In the second photo, the numbers of aircraft – more than 400 – deployed in various global locations by 2018 is portrayed.

During my visit, I saw several partner airplanes on the line including British, Norwegian and Italians, and there may have been more but that is what I saw while visiting the FAL.

And the numbers are clearly ramping up for all three models, and note BF-51 which is the 51st STOVL jet, as I was touring the line.

The remaining photos provide various views of the line and aircraft in various phases of production. 

The photos towards the end of the slide show highlight planes at the end of the production line or in the paint shop.

The photos were shot by Angel DelCueto, Lockheed Martin photographer, on February 20, 2015 and were subsequently cleared by the Joint Program Office.

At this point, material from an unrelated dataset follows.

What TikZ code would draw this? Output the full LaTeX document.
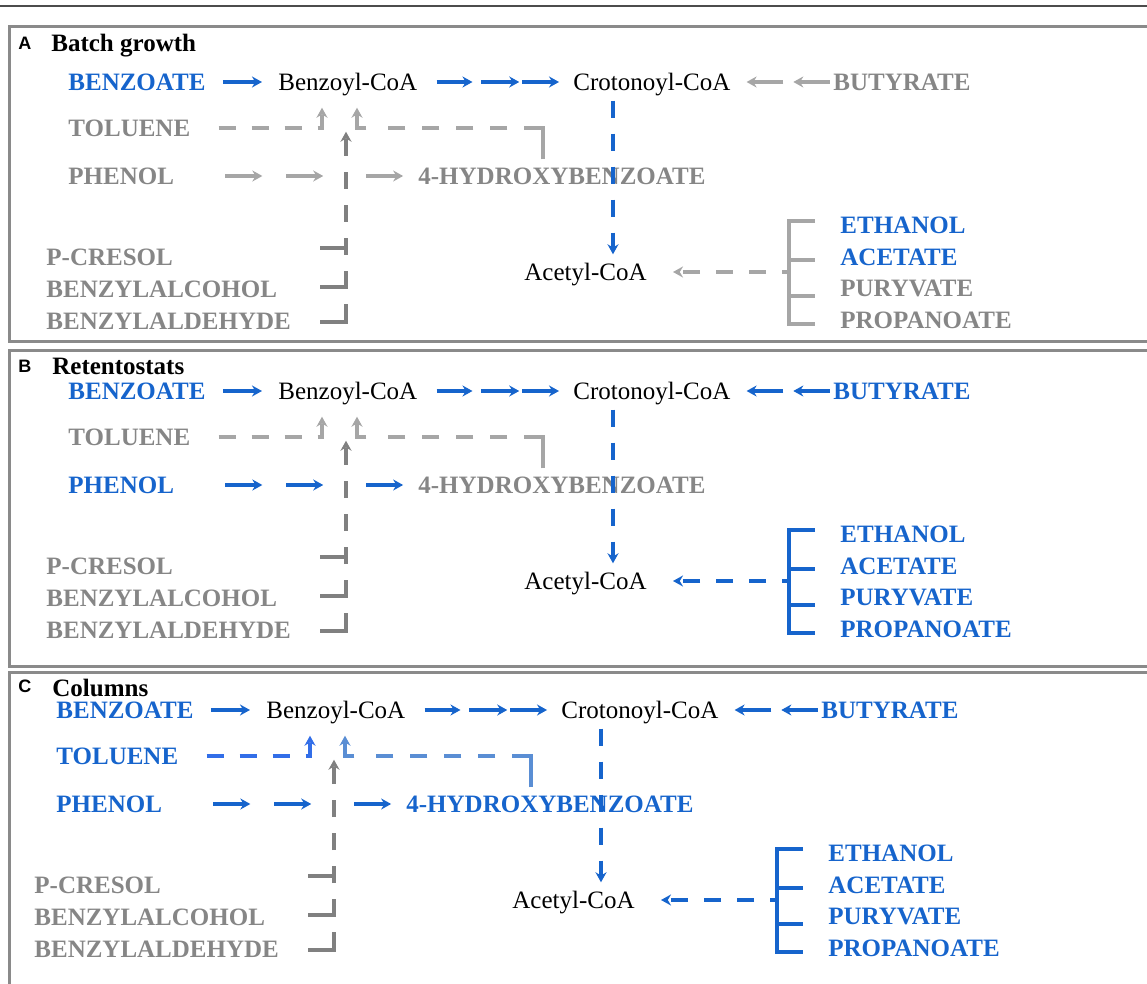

And see the recent story by Steve Trimble of Flight International about his recent visit to the FAL as well:

As Trimble put it in his article published on January 22, 2015:

Mass manufacturing and stealth aircraft have never mixed well. Hundreds of thousands of parts must align at tolerances measured to the thousandths of an inch. A structural misalignment no wider than a few human hairs is enough to make an aircraft shine like a lighthouse in the electromagnetic spectrum.

In the elite club of stealth aircraft manufacturers, Lockheed Martin set the output record six years ago by averaging two F-22 Raptor deliveries per month, then topped that four years later as the F-35 Lightning II production rate reached three per month.

If Lockheed’s order projections are realized, however, the F-35 must become the stealth fighter equivalent of the Ford Model T in less than four years.

That is when monthly output at Lockheed’s mile-long factory in Fort Worth, Texas, is supposed to reach a peak of 17 F-35s in 2019.

Lockheed has built non-stealthy fighters faster in the past – the same factory built 33 F-16s in October 1981 – but the four-year goal for monthly F-35 deliveries is nearly seven times higher than any stealth aircraft program has ever achieved.